According to my doctor, the "vast majority" of women ovulate with 150 mg or before. I guess my body is really messed up.

Out of curiosity, I called and asked my doctor what would happen when The Boy and I wanted to have another baby (don't freak out--it's still in the distant future). He said that since I needed "high doses" of clomid for my first pregnancy, they would just start me out on high doses next time. It's good to know that it won't take 16 months to get pregnant every time we want to have another baby, but it sure is scary to think that I could have twins. Let's just hope I don't have any more micro-preemies. Ever. Let's shoot for seven-pounders. Although, I'd settle for a four-pounder.

Anyway, if you know anyone who has PCOS, has the symptoms of PCOS, or has been struggling with infertility, direct them to the link at the beginning of this long post (sorry). It can be a rough thing to deal with, but it can be dealt with.

3 comments:

Natalie said...

Our similarities continue to grow ... I was also diagnosed with PCOS. Luckily, though, my cysts don't get painful. I must say don't envy you there.

Maybe, when I finally get to Utah, we can shave our manly hair together and crack jokes about it to make us feel better. I have an awful habit of using the tweezers for hours. GROSS, Natalie :)

The Winkels said...

I also have PCOS (and endometriosis). Thanks for getting word out.

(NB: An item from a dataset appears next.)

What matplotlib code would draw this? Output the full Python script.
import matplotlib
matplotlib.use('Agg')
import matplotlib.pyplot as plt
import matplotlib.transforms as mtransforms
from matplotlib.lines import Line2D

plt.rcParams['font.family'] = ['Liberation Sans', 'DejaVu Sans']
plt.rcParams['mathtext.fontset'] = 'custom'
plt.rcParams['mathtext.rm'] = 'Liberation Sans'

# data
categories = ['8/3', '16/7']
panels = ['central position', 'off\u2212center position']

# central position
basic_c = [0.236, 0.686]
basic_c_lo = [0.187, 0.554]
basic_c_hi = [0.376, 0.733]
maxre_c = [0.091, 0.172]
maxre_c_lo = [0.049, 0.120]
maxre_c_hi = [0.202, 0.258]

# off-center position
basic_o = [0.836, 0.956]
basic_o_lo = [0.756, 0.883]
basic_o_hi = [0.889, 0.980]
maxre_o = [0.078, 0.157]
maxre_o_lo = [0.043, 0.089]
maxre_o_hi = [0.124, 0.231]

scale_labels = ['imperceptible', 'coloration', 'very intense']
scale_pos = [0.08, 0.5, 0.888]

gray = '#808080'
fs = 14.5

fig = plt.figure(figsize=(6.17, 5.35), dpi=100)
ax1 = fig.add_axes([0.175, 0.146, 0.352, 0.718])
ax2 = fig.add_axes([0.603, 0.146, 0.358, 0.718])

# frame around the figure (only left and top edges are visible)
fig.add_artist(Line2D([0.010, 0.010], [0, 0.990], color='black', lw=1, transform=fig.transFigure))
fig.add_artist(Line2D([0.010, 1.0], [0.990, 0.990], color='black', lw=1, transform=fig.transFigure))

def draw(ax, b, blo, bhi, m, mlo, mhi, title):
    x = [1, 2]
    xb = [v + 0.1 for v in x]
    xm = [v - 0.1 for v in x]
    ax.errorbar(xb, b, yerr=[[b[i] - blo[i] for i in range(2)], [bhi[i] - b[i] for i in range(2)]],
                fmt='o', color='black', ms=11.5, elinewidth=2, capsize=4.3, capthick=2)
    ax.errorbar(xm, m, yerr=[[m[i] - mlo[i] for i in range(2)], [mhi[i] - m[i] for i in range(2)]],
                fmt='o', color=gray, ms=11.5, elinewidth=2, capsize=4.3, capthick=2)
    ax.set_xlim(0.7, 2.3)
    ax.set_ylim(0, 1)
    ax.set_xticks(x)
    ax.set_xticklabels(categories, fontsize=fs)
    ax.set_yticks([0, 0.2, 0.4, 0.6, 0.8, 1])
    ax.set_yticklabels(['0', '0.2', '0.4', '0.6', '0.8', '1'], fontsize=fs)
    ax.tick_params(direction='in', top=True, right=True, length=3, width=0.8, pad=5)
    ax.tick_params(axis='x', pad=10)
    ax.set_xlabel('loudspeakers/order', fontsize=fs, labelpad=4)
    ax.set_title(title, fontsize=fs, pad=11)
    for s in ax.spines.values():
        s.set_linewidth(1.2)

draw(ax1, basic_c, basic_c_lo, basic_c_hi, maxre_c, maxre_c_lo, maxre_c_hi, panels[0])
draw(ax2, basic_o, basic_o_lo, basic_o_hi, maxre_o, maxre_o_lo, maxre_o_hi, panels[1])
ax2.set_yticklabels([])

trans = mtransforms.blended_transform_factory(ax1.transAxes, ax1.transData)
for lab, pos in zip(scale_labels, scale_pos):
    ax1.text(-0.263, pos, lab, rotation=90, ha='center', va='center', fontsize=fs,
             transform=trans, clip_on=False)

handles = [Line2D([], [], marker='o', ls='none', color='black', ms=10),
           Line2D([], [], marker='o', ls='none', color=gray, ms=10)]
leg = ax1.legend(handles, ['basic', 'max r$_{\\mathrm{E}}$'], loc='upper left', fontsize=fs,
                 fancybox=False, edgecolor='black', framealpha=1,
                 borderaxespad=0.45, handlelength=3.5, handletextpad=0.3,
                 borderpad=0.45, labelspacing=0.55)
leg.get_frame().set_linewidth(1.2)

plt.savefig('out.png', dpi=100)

Patrick, Adrienne, & Bella said...

This really does sound poopy. :-/ I have a friend with endometriosis, among other problems. I don't have those, but when we needed "assistance" to get pregnant, I realized a LOT of women have some kind of "problem" getting pregnant. I have something where my brain doesn't tell my body to ovulate, it's unexplained, it's blah blah blah, and it can come and go whenever it wants to - cool, not. I really thought it was a rare thing (fertility probs in general), and that I was broken and a failure. But when I realized there were so many other people with varying degrees of infertility, I felt more comfortable in my misery. (as sick as that sounds) It's so tough to feel like that, and sometimes the lows are very low, but when you have a baby everything changes. This time around we weren't even trying to have a baby - which has also been hard to accept. It's very difficult to be on both sides of the fence, believe it or not. Seems like you should just jump for joy at your ability to conceive, but it's almost easier to be in the struggling category... anyway, i'm just babbling and saying, thanks for the post. It's good information. :) And you're brave. :) thanks!